Labour on hiring spree across Whitehall in preparation for government

Sue Gray
Sue Gray, the former senior civil servant who joined Labour in March. Photograph: Stefan Rousseau/PA

Labour is recruiting a growing number of civil servants to bolster its preparations for government, with officials hired from No 10, the Treasury and other government departments.

Having poached Sue Gray, the party has been on a wider hiring spree across Whitehall for roles including covering data science, economic growth and engagement with businesses, the Guardian can reveal.

More than a dozen officials have taken the leap in the past 18 months, according to Guardian analysis of their LinkedIn profiles. Some ex-civil servants known to have moved from Whitehall to the Labour party have not updated their profiles, meaning the true number is likely to be higher.

With senior Labour figures fearing that a new government would inherit tricky public finances, the Treasury is the department from which the party has recruited the most.

In spring, Labour hired Nick Williams as its head of economic policy. He had worked at the Treasury for nearly six years as a policy adviser on science and innovation before moving to work on the government’s growth strategy in 2020.

A second former Treasury official, who was head of global financial partnerships for several south-east Asian countries and Switzerland, joined the shadow chancellor Rachel Reeves’s team in May 2023.

Two other senior policy advisers in the Treasury have also joined Labour in the past 18 months.

New recruits have also come from further inside the heart of government. This month a data scientist working in No 10 moved to take up a job with the same title for Labour. Another Downing Street official who worked on parliamentary briefings made a similar move last September.

Also this year, the head of business engagement at the Northern Ireland Office joined Reeves’s team as a business relations adviser.

It was not just policy officials who made the move this year. A senior lawyer in the government legal department did so in April, becoming a legal counsel for Labour. A private secretary in the now defunct business, energy and industrial strategy department made the leap last July, going to work directly for Starmer organising his events and visits.

The hires are evidence that Labour is giving greater thought to the institutional experience it will need if it gets into government, said Alex Thomas, a programme director at the Institute for Government.

“It reflects where we are in the political cycle, around a year out from the election,” Thomas said. “The benefit of hiring ex-civil servants is they are people who understand the institutional architecture of Whitehall, so know how to get things done in government, which is a different skill from the campaigning skills of opposition.

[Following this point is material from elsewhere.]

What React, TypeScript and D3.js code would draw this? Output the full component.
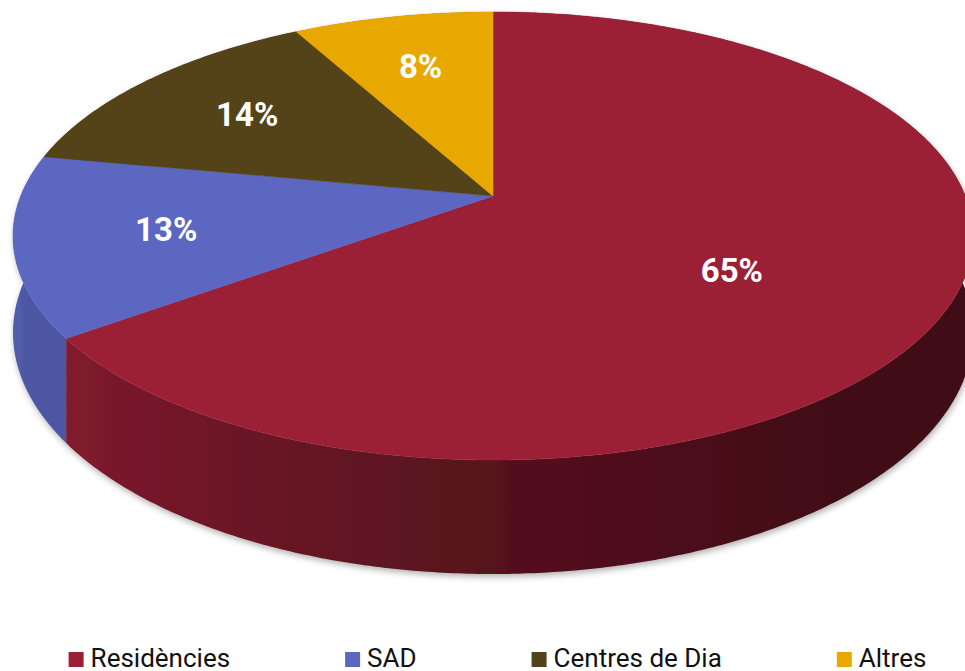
import React, { useEffect, useRef } from "react";
import * as d3 from "d3";

const categories = ["Residències", "SAD", "Centres de Dia", "Altres"];
const values = [65, 13, 14, 8];
const valueLabels = ["65%", "13%", "14%", "8%"];
const colors = ["#9B2036", "#5C67C1", "#544319", "#E9A800"];

const W = 965;
const H = 671;

export default function App() {
  const ref = useRef<SVGSVGElement | null>(null);

  useEffect(() => {
    const svg = d3.select(ref.current);
    svg.selectAll("*").remove();

    // perspective ellipse model
    const cx = 493;
    const cy = 196;
    const k = 0.1786;
    const B = 216.9;
    const A = 480 * Math.sqrt(1 - k * k);
    const D0 = 93.6;

    const proj = (a: number, r = 1): [number, number] => {
      const u = r * Math.sin(a);
      const v = -r * Math.cos(a);
      const w = 1 - k * v;
      return [cx + (A * u) / w, cy + (B * v) / w];
    };
    const depth = (a: number) => {
      const v = -Math.cos(a);
      return D0 / (1 - k * v);
    };

    const pie = d3.pie<number>().sort(null).value((d) => d);
    const arcs = pie(values);
    const total = d3.sum(values);

    const defs = svg.append("defs");
    const f = defs
      .append("filter")
      .attr("id", "shadow")
      .attr("x", "-10%")
      .attr("y", "-10%")
      .attr("width", "120%")
      .attr("height", "130%");
    f.append("feDropShadow")
      .attr("dx", 1)
      .attr("dy", 3)
      .attr("stdDeviation", 3)
      .attr("flood-color", "#000")
      .attr("flood-opacity", 0.3);

    const shade = d3
      .scaleLinear()
      .domain([0, 90, 140, 180, 235, 270, 360])
      .range([0.4, 0.4, 0.41, 0.55, 0.84, 0.88, 0.88])
      .clamp(true);

    const line = d3.line();
    const step = (0.5 * Math.PI) / 180;

    // gradients along x for the visible (front) half of the wall
    arcs.forEach((arc, i) => {
      const base = d3.rgb(colors[i]);
      const g = defs
        .append("linearGradient")
        .attr("id", `side${i}`)
        .attr("gradientUnits", "userSpaceOnUse")
        .attr("x1", 0)
        .attr("x2", W)
        .attr("y1", 0)
        .attr("y2", 0);
      for (let deg = 270; deg >= 90; deg -= 2) {
        const a = (deg * Math.PI) / 180;
        const x = proj(a)[0];
        const s = shade(deg);
        g.append("stop")
          .attr("offset", Math.max(0, Math.min(1, x / W)))
          .attr("stop-color", d3.rgb(base.r * s, base.g * s, base.b * s).formatHex());
      }
    });

    const sideG = svg.append("g").attr("filter", "url(#shadow)");
    arcs.forEach((arc, i) => {
      const top: [number, number][] = [];
      const bot: [number, number][] = [];
      const push = (a: number) => {
        const p = proj(a);
        top.push(p);
        bot.push([p[0], p[1] + depth(a)]);
      };
      for (let a = arc.startAngle; a < arc.endAngle; a += step) push(a);
      push(arc.endAngle);
      const pts = top.concat(bot.reverse());
      sideG.append("path").attr("d", line(pts) + "Z").attr("fill", `url(#side${i})`);
    });

    const topG = svg.append("g");
    arcs.forEach((arc, i) => {
      const pts: [number, number][] = [[cx, cy]];
      for (let a = arc.startAngle; a < arc.endAngle; a += step) pts.push(proj(a));
      pts.push(proj(arc.endAngle));
      topG
        .append("path")
        .attr("d", line(pts) + "Z")
        .attr("fill", colors[i])
        .attr("stroke", colors[i])
        .attr("stroke-width", 0.5);
    });

    const labG = svg.append("g");
    arcs.forEach((arc, i) => {
      const frac = values[i] / total;
      const mid = (arc.startAngle + arc.endAngle) / 2;
      const r = frac > 0.5 ? 0.575 : 0.69;
      const a = frac > 0.5 ? mid + (7 * Math.PI) / 180 : mid;
      const [x, y] = proj(a, r);
      labG
        .append("text")
        .attr("x", x)
        .attr("y", y)
        .attr("dy", "0.36em")
        .attr("text-anchor", "middle")
        .attr("font-family", "Roboto, sans-serif")
        .attr("font-weight", "bold")
        .attr("font-size", 33)
        .attr("fill", "#fff")
        .text(valueLabels[i]);
    });

    // legend
    const legG = svg.append("g");
    const fs = 26;
    const sq = 15;
    const gap = 115;
    const items = categories.map((c, i) => {
      const g = legG.append("g");
      g.append("rect").attr("width", sq).attr("height", sq).attr("y", -sq).attr("fill", colors[i]);
      const t = g
        .append("text")
        .attr("x", sq + 7)
        .attr("y", 0)
        .attr("font-family", "Roboto, sans-serif")
        .attr("font-size", fs)
        .attr("fill", "#111")
        .text(c);
      const w = sq + 7 + (t.node() as SVGTextElement).getComputedTextLength();
      return { g, w };
    });
    const totalW = d3.sum(items, (d) => d.w) + gap * (items.length - 1);
    let x = 497.5 - totalW / 2;
    items.forEach((it) => {
      it.g.attr("transform", `translate(${x},667)`);
      x += it.w + gap;
    });
  }, []);

  return (
    <svg
      ref={ref}
      width={W}
      height={H}
      style={{ position: "absolute", left: 0, top: 0, display: "block", background: "#fff" }}
    />
  );
}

“It’s also helpful to have people who speak the language. There is actually a whole language of officialdom that it’s useful to be able to translate. Thirdly, it gives Labour a network of relationships. The party have some shadow ministers who’ve been in government before , but the civil service is another source of expertise regarding how to translate a political idea into reality. It’s helpful to have people who know where the power lies and how the sausage gets made.”